*INSTRUCTIONS TO FOLLOW:* Your task is to reproduce, verbatim and without pictures, the lines from the opening of the listing through the line containing "const BLACK = '#000000';".

——————————

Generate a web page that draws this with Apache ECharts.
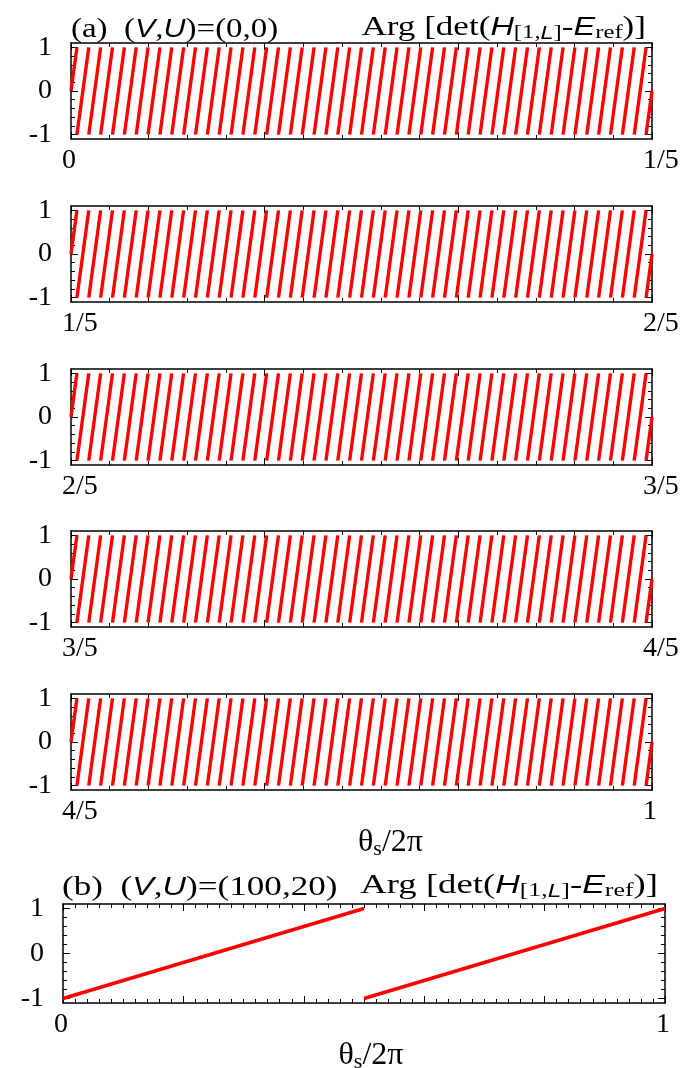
<!DOCTYPE html>
<html><head><meta charset="utf-8">
<script src="https://cdn.jsdelivr.net/npm/echarts@6/dist/echarts.min.js"></script>
<style>html,body{margin:0;padding:0;background:#fff}#c{width:689px;height:1068px}</style>
</head><body><div id="c"></div>
<script>
// ---------------- data ----------------
// (a) five panels, each covering 1/5 of theta_s/2pi
const PANEL_STARTS = [0, 0.2, 0.4, 0.6, 0.8];
const PANEL_ENDS = [0.2, 0.4, 0.6, 0.8, 1];
const PANEL_X_LABELS = [['0', '1/5'], ['1/5', '2/5'], ['2/5', '3/5'], ['3/5', '4/5'], ['4/5', '1']];
// positions (offset from panel start) where Arg jumps from +1 back to -1; same in every panel of (a)
const WRAP_OFFSETS_A = [
  0.00204, 0.00612, 0.01020, 0.01429, 0.01837, 0.02245, 0.02653, 0.03061, 0.03469, 0.03878,
  0.04286, 0.04694, 0.05102, 0.05510, 0.05918, 0.06327, 0.06735, 0.07143, 0.07551, 0.07959,
  0.08367, 0.08776, 0.09184, 0.09592, 0.10000, 0.10408, 0.10816, 0.11224, 0.11633, 0.12041,
  0.12449, 0.12857, 0.13265, 0.13673, 0.14082, 0.14490, 0.14898, 0.15306, 0.15714, 0.16122,
  0.16531, 0.16939, 0.17347, 0.17755, 0.18163, 0.18571, 0.18980, 0.19388, 0.19796
];
const ARG_AT_PANEL_EDGE_A = 0;   // value of Arg at each panel's left/right edge
const ARG_TOP = 1, ARG_BOTTOM = -1;
// (b) two straight segments
const B_SEG_THETA = [[0, 0.5], [0.5, 1]];
const B_SEG_ARG = [[-1, 1], [-1, 1]];
const B_X_LABELS = ['0', '1'];
// y ticks
const Y_TICK_VALUES = [-1, 0, 1];
const Y_TICK_LABELS = ['-1', '0', '1'];
const Y_MINOR_TICKS = [-0.8, -0.6, -0.4, -0.2, 0.2, 0.4, 0.6, 0.8];

// ---------------- styling ----------------
const SERIF = 'Liberation Serif';
const SANS = 'Liberation Sans';
const RED = '#ff0000';
const BLACK = '#000000';

const titleRich = {
  s: { fontFamily: SERIF, fontSize: 27, fontWeight: 'normal', fill: BLACK, color: BLACK, lineHeight: 30 },
  i: { fontFamily: SANS, fontStyle: 'italic', fontWeight: 'normal', fontSize: 25, fill: BLACK, color: BLACK, lineHeight: 30 },
  sb: { fontFamily: SERIF, fontSize: 19, fontWeight: 'normal', fill: BLACK, color: BLACK, lineHeight: 13, verticalAlign: 'bottom' },
  sbi: { fontFamily: SANS, fontStyle: 'italic', fontWeight: 'normal', fontSize: 18, fill: BLACK, color: BLACK, lineHeight: 13, verticalAlign: 'bottom' }
};
const nameRich = {
  t: { fontFamily: SERIF, fontSize: 32, color: BLACK, lineHeight: 34 },
  sb: { fontFamily: SERIF, fontSize: 22, color: BLACK, lineHeight: 15, verticalAlign: 'bottom' }
};
const labelRich = {
  l: { fontFamily: SERIF, fontSize: 28, color: BLACK, width: 18, align: 'left' }
};

const grids = [];
const xAxes = [];
const yAxes = [];
const series = [];

function range(a, b, step, skipEvery) {
  const out = [];
  const n = Math.round((b - a) / step);
  for (let k = 0; k <= n; k++) {
    if (skipEvery && k % skipEvery === 0) continue;
    out.push(+(a + k * step).toFixed(6));
  }
  return out;
}

function addPanel(geom, xmin, xmax, xLabels, majorStep, minorStep, nameOpt) {
  const gi = grids.length;
  grids.push(Object.assign({ containLabel: false, outerBoundsMode: 'none' }, geom));
  const majors = range(xmin, xmax, majorStep);
  const minors = range(xmin, xmax, minorStep, Math.round(majorStep / minorStep));
  const lineOn = { show: true, onZero: false, lineStyle: { color: BLACK, width: 1.5 } };
  const lineOff = { show: false, onZero: false };
  const base = { gridIndex: gi, type: 'value', min: xmin, max: xmax, splitLine: { show: false } };
  const xMain = Object.assign({}, base, {
    position: 'bottom',
    axisLine: lineOn,
    axisTick: { show: true, inside: true, length: 7, customValues: majors, lineStyle: { color: BLACK, width: 1 } },
    axisLabel: {
      show: true, customValues: [xmin, xmax], margin: 8,
      formatter: v => '{l|' + (Math.abs(v - xmin) < 1e-9 ? xLabels[0] : xLabels[1]) + '}',
      rich: labelRich
    }
  });
  if (nameOpt) {
    Object.assign(xMain, {
      name: '{t|θ}{sb|s}{t|/2π}', nameLocation: 'middle', nameGap: nameOpt.gap,
      nameTextStyle: { rich: nameRich, padding: [0, 0, 0, nameOpt.pad] }
    });
  }
  const xIdx = xAxes.length;
  xAxes.push(xMain);
  xAxes.push(Object.assign({}, base, { position: 'bottom', axisLine: lineOff,
    axisTick: { show: true, inside: true, length: 4, customValues: minors, lineStyle: { color: BLACK, width: 1 } },
    axisLabel: { show: false } }));
  xAxes.push(Object.assign({}, base, { position: 'top', axisLine: lineOn,
    axisTick: { show: true, inside: true, length: 7, customValues: majors, lineStyle: { color: BLACK, width: 1 } },
    axisLabel: { show: false } }));
  xAxes.push(Object.assign({}, base, { position: 'top', axisLine: lineOff,
    axisTick: { show: true, inside: true, length: 4, customValues: minors, lineStyle: { color: BLACK, width: 1 } },
    axisLabel: { show: false } }));

  const ybase = { gridIndex: gi, type: 'value', min: -1.1, max: 1.1, splitLine: { show: false } };
  const yIdx = yAxes.length;
  yAxes.push(Object.assign({}, ybase, { position: 'left', axisLine: lineOn,
    axisTick: { show: true, inside: true, length: 7, customValues: Y_TICK_VALUES, lineStyle: { color: BLACK, width: 1 } },
    axisLabel: { show: true, customValues: Y_TICK_VALUES, margin: 19,
      formatter: v => Y_TICK_LABELS[Y_TICK_VALUES.findIndex(t => Math.abs(t - v) < 1e-9)],
      fontFamily: SERIF, fontSize: 28, color: BLACK } }));
  yAxes.push(Object.assign({}, ybase, { position: 'left', axisLine: lineOff,
    axisTick: { show: true, inside: true, length: 4, customValues: Y_MINOR_TICKS, lineStyle: { color: BLACK, width: 1 } },
    axisLabel: { show: false } }));
  yAxes.push(Object.assign({}, ybase, { position: 'right', axisLine: lineOn,
    axisTick: { show: true, inside: true, length: 7, customValues: Y_TICK_VALUES, lineStyle: { color: BLACK, width: 1 } },
    axisLabel: { show: false } }));
  yAxes.push(Object.assign({}, ybase, { position: 'right', axisLine: lineOff,
    axisTick: { show: true, inside: true, length: 4, customValues: Y_MINOR_TICKS, lineStyle: { color: BLACK, width: 1 } },
    axisLabel: { show: false } }));
  return { xIdx, yIdx };
}

function lineSeries(idx, data) {
  return {
    type: 'line', xAxisIndex: idx.xIdx, yAxisIndex: idx.yIdx, data,
    showSymbol: false, symbol: 'none', connectNulls: false, silent: true, animation: false,
    lineStyle: { color: RED, width: 3.4 }, clip: true, z: 1
  };
}

const A_TOPS = [43, 206, 369, 531, 694];
PANEL_STARTS.forEach((start, p) => {
  const end = PANEL_ENDS[p];
  const idx = addPanel({ left: 71, right: 37, top: A_TOPS[p], height: 96 },
    start, end, PANEL_X_LABELS[p], (end - start) / 3, (end - start) / 15,
    p === 4 ? { gap: 12, pad: 58 } : null);
  const pts = [[start, ARG_AT_PANEL_EDGE_A]];
  WRAP_OFFSETS_A.forEach(w => {
    const x = start + w;
    pts.push([x, ARG_TOP], [x, '-'], [x, ARG_BOTTOM]);
  });
  pts.push([end, ARG_AT_PANEL_EDGE_A]);
  series.push(lineSeries(idx, pts));
});

const idxB = addPanel({ left: 63, right: 24, top: 904, height: 99 }, 0, 1, B_X_LABELS, 0.2, 0.02, { gap: 8, pad: 14 });
const ptsB = [];
B_SEG_THETA.forEach((seg, i) => {
  if (i > 0) ptsB.push([seg[0], '-']);
  ptsB.push([seg[0], B_SEG_ARG[i][0]], [seg[1], B_SEG_ARG[i][1]]);
});
series.push(lineSeries(idxB, ptsB));

// panel titles, drawn as text stretched horizontally like the reference lettering
const ARG_TEXT = '{s|Arg [det(}{i|H}{sb|[1,}{sbi|L}{sb|]}{s|-}{i|E}{sb|ref}{s|)]}';
function titleText(x, y, text, align, sx) {
  return {
    type: 'text', x, y, scaleX: sx, scaleY: 1, originX: 0, originY: 0, silent: true, z: 100,
    style: { text, rich: titleRich, align, verticalAlign: 'middle', fill: BLACK,
      fontFamily: SERIF, fontSize: 27 }
  };
}
const graphics = [
  titleText(71, 30, '{s|(a)  (}{i|V}{s|,}{i|U}{s|)=(0,0)}', 'left', 1.22),
  titleText(646, 28, ARG_TEXT, 'right', 1.3),
  titleText(62, 888, '{s|(b)  (}{i|V}{s|,}{i|U}{s|)=(100,20)}', 'left', 1.3),
  titleText(658, 886, ARG_TEXT, 'right', 1.36)
];

const chart = echarts.init(document.getElementById('c'), null, { renderer: 'canvas' });
chart.setOption({
  backgroundColor: '#ffffff',
  animation: false,
  textStyle: { fontFamily: SERIF, color: BLACK },
  graphic: { elements: graphics },
  grid: grids,
  xAxis: xAxes,
  yAxis: yAxes,
  series
});
</script>
</body></html>
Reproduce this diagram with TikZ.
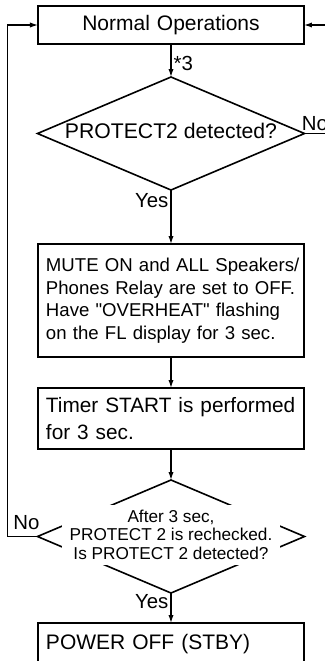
\documentclass[tikz,border=0pt]{standalone}
\usepackage{fontspec}
\setmainfont{Liberation Sans}
\usetikzlibrary{shapes.geometric, arrows.meta, positioning}

\begin{document}
\begin{tikzpicture}[
    node distance=15.5pt,
    every node/.style={font=\fontsize{10.5}{12.6}\selectfont},
    box/.style={rectangle, draw, line width=1pt, outer sep=0pt, minimum width=133pt, text width=125pt, inner xsep=4pt, align=left},
    decision/.style={diamond, draw, line width=0.8pt, outer sep=0pt, inner sep=0pt, minimum width=133.5pt, minimum height=56.5pt},
    flow/.style={-{Latex[length=4pt, width=2.6pt]}, line width=0.6pt},
    lbl/.style={font=\fontsize{10.2}{12}\selectfont, inner sep=1pt}
]
\useasboundingbox (-85.5pt,12.5pt) rectangle (77pt,-318pt);
\clip (-85.5pt,12.5pt) rectangle (77pt,-318pt);

\node[box, align=center, minimum height=19pt] (normal) {Normal Operations};
\node[decision, below=16.5pt of normal] (check) {};
\node[yshift=1.5pt, font=\fontsize{10.6}{12.6}\selectfont] (checktxt) at (check) {PROTECT2 detected?};
\node[box, minimum height=56.5pt, below=27pt of check, font=\fontsize{9.3}{11.25}\selectfont] (mute)
    {\mbox{MUTE ON and ALL Speakers/}\\Phones Relay are set to OFF.\\Have \textquotedbl OVERHEAT\textquotedbl\ flashing\\on the FL display for 3 sec.};
\node[box, minimum height=30.5pt, below=of mute, font=\fontsize{10.4}{13.5}\selectfont] (timer)
    {\mbox{Timer START is performed}\\for 3 sec.};
\node[decision, below=of timer] (recheck) {};
\node[fill=white, inner sep=0pt, minimum width=109pt, minimum height=30pt, align=center, yshift=1pt,
      font=\fontsize{8.6}{9.3}\selectfont] (rechecktxt) at (recheck)
    {After 3 sec,\\PROTECT 2 is rechecked.\\Is PROTECT 2 detected?};
\node[box, minimum height=21pt, below=15pt of recheck] (off) {POWER OFF (STBY)};

\draw[flow] (normal) -- node[lbl, right, pos=0.58] (star) {*3} (check);
\draw[flow] (check) -- node[lbl, left, pos=0.2] (yes1) {Yes} (mute);
\draw[flow] (mute) -- (timer);
\draw[flow] (timer) -- (recheck);
\draw[flow] (recheck) -- node[lbl, left, pos=0.3] (yes2) {Yes} (off);

% loop back
\draw[flow] (check.east) -- ++(20pt,0) |- (normal.east);
\node[lbl, anchor=south west, xshift=-2.5pt] (no1) at (check.east) {No};
\draw[flow] (recheck.west) -- node[lbl, above=2pt, pos=0.37] (no2) {No} ++(-15pt,0) |- (normal.west);
\end{tikzpicture}
\end{document}
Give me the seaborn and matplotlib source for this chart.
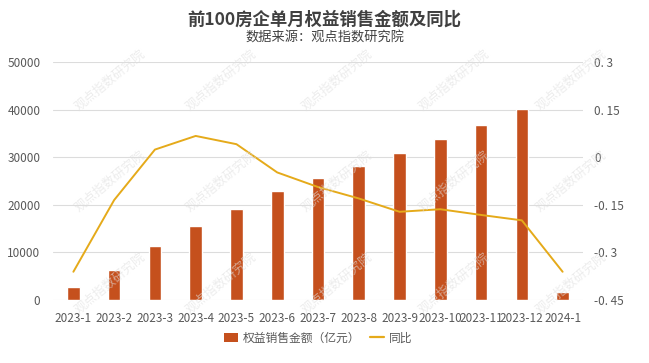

——————————

*FINISHED EXERCISE:*
Generate a web page that draws this with Apache ECharts.
<!DOCTYPE html>
<html><head><meta charset="utf-8">
<script src="https://cdn.jsdelivr.net/npm/echarts@6/dist/echarts.min.js"></script>
<style>html,body{margin:0;padding:0;background:#fff}#c{width:689px;height:1068px}</style>
</head><body><div id="c"></div>
<script>
// ---------------- data ----------------
// (a) five panels, each covering 1/5 of theta_s/2pi
const PANEL_STARTS = [0, 0.2, 0.4, 0.6, 0.8];
const PANEL_ENDS = [0.2, 0.4, 0.6, 0.8, 1];
const PANEL_X_LABELS = [['0', '1/5'], ['1/5', '2/5'], ['2/5', '3/5'], ['3/5', '4/5'], ['4/5', '1']];
// positions (offset from panel start) where Arg jumps from +1 back to -1; same in every panel of (a)
const WRAP_OFFSETS_A = [
  0.00204, 0.00612, 0.01020, 0.01429, 0.01837, 0.02245, 0.02653, 0.03061, 0.03469, 0.03878,
  0.04286, 0.04694, 0.05102, 0.05510, 0.05918, 0.06327, 0.06735, 0.07143, 0.07551, 0.07959,
  0.08367, 0.08776, 0.09184, 0.09592, 0.10000, 0.10408, 0.10816, 0.11224, 0.11633, 0.12041,
  0.12449, 0.12857, 0.13265, 0.13673, 0.14082, 0.14490, 0.14898, 0.15306, 0.15714, 0.16122,
  0.16531, 0.16939, 0.17347, 0.17755, 0.18163, 0.18571, 0.18980, 0.19388, 0.19796
];
const ARG_AT_PANEL_EDGE_A = 0;   // value of Arg at each panel's left/right edge
const ARG_TOP = 1, ARG_BOTTOM = -1;
// (b) two straight segments
const B_SEG_THETA = [[0, 0.5], [0.5, 1]];
const B_SEG_ARG = [[-1, 1], [-1, 1]];
const B_X_LABELS = ['0', '1'];
// y ticks
const Y_TICK_VALUES = [-1, 0, 1];
const Y_TICK_LABELS = ['-1', '0', '1'];
const Y_MINOR_TICKS = [-0.8, -0.6, -0.4, -0.2, 0.2, 0.4, 0.6, 0.8];

// ---------------- styling ----------------
const SERIF = 'Liberation Serif';
const SANS = 'Liberation Sans';
const RED = '#ff0000';
const BLACK = '#000000';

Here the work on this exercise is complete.